This marble relief panel depicting Alcibiades, a Greek orator, statesman and general, brought up in the house of Pericles of Athens, and a pupil and friend of Socrates who tried to interest him in the world of philosophy.
Plutarch writing much later [Life of Alcibiades 36.2] tells how Alcibiades often gave himself up to pleasure and liked to visit courtesans (hetairai).
The relief is a part of a famous exhibition in Gabinetto Segreto.
The Secret Museum or Secret Cabinet (Gabinetto Segreto) of Naples is the collection of erotic art in Pompeii and Herculaneum, held in separate galleries in the National Archaeological Museum, Naples, Italy, the former Museo Borbonico. "Cabinet" refers to a cabinet of curiosities, a well-presented collection of objects to admire and study.

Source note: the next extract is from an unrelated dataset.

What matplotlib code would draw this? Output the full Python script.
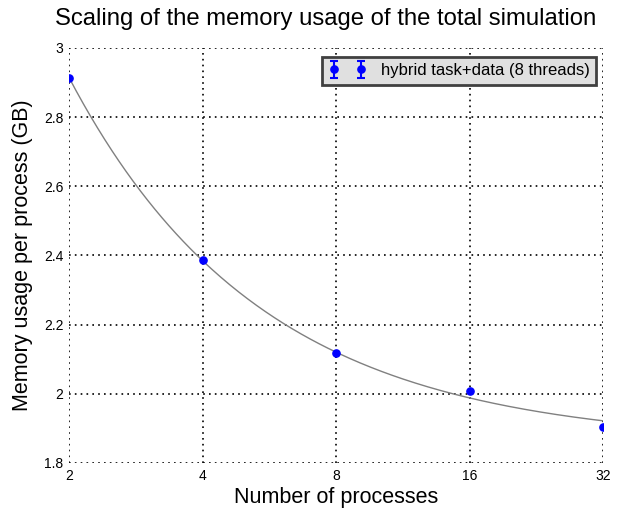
import matplotlib
matplotlib.use("Agg")
import matplotlib.pyplot as plt
import numpy as np

plt.rcParams['font.family'] = ['Liberation Sans', 'DejaVu Sans']

processes = [2, 4, 8, 16, 32]
memory_gb = [2.913, 2.386, 2.119, 2.007, 1.905]
memory_err = [0.005, 0.005, 0.005, 0.005, 0.005]
xtick_labels = ['2', '4', '8', '16', '32']
yticks = [1.8, 2.0, 2.2, 2.4, 2.6, 2.8, 3.0]
ytick_labels = ['1.8', '2', '2.2', '2.4', '2.6', '2.8', '3']

fig = plt.figure(figsize=(6.29, 5.15), dpi=100)
ax = fig.add_axes([0.1097, 0.101, 0.849, 0.806])

# fit a + b/x
x = np.array(processes, dtype=float)
y = np.array(memory_gb)
b, a = np.polyfit(1.0 / x, y, 1)
xf = np.logspace(np.log2(2), np.log2(32), 300, base=2)
ax.plot(xf, a + b / xf, color='#808080', lw=1.0, zorder=2)

ms = 5.2
cont = ax.errorbar(processes, memory_gb, yerr=memory_err, fmt='o', color='blue',
                   ms=ms, capsize=3, elinewidth=1.5, capthick=1.5,
                   label='hybrid task+data (8 threads)', zorder=3)

ax.set_xscale('log', base=2)
ax.set_xlim(2, 32)
ax.set_ylim(1.8, 3.0)
ax.set_xticks(processes)
ax.set_xticklabels(xtick_labels)
ax.xaxis.set_minor_locator(matplotlib.ticker.NullLocator())
ax.set_yticks(yticks)
ax.set_yticklabels(ytick_labels)
ax.tick_params(length=0, labelsize=10, pad=4)
for s in ax.spines.values():
    s.set_visible(False)
ax.grid(True, color='black', linestyle=(0, (1, 2.5)), lw=1.2)

ax.set_xlabel('Number of processes', fontsize=15.5, labelpad=3)
ax.set_ylabel('Memory usage per process (GB)', fontsize=15.5, labelpad=8)
fig.text(326 / 629, 1 - 25 / 515, 'Scaling of the memory usage of the total simulation',
         fontsize=17.2, ha='center', va='baseline')

leg = ax.legend(loc='upper right', numpoints=2, fontsize=12, fancybox=False,
                framealpha=1, borderpad=0.4, handletextpad=0.9, handlelength=2.2,
                bbox_to_anchor=(1.003, 0.999))
leg.get_frame().set_facecolor('#e0e0e0')
leg.get_frame().set_edgecolor('#404040')
leg.get_frame().set_linewidth(2)

# Agg does not pixel-clip Line2D markers; redraw points as a clipped scatter
cont.lines[0].set_data([], [])
for cap in cont.lines[1]:
    cap.set_data([], [])
ax.scatter(processes, memory_gb, s=ms ** 2, color='blue', linewidths=1,
           edgecolors='blue', zorder=3.1)

fig.savefig('out.png', dpi=100)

Throughout ancient Pompeii and Herculaneum, erotic frescoes, depictions of the god Priapus, sexually explicit symbols and inscriptions, and even household items (such as phallic oil lamps) were found. The Ancient Roman understanding of sexuality viewed explicit material very differently from most present-day cultures. Ideas about obscenity developed from the 18th century to the present day into a modern concept of pornography. Although the excavation of Pompeii was initially an Enlightenment project, once artefacts were classified through a new method of taxonomy, those deemed obscene and unsuitable for the general public were termed pornography and in 1821 they were locked away in a Secret Museum. The doorway was bricked up in 1849. At Pompeii, locked metal cabinets were constructed over erotic frescos, which could be shown, for an additional fee, to gentlemen but not to ladies. This peep show was still in operation at Pompeii in the 1960s. The cabinet was only accessible to "people of mature age and respected morals", which in practice meant only educated men. The catalogue of the secret museum was also a form of censorship, as engravings and descriptive texts played down the content of the room.
The excavation of Pompeii was important to a range of powerful, and often conflicting, interests who saw the discovery of the buried city as validating their own view of history, but at the same time excluded anything that did not fit the preferred model. In the 1930s the Fascist dictator Benito Mussolini saw the excavations as validating the continuity of a Nova Roma. The presence of sexually explicit material, however, was problematic.
Re-opened, closed, re-opened again and then closed again for nearly 100 years, the secret room was briefly made accessible again at the end of the 1960s before being finally re-opened in 2000. Since 2005 the collection has been kept in a separate room in the Naples National Archaeological Museum.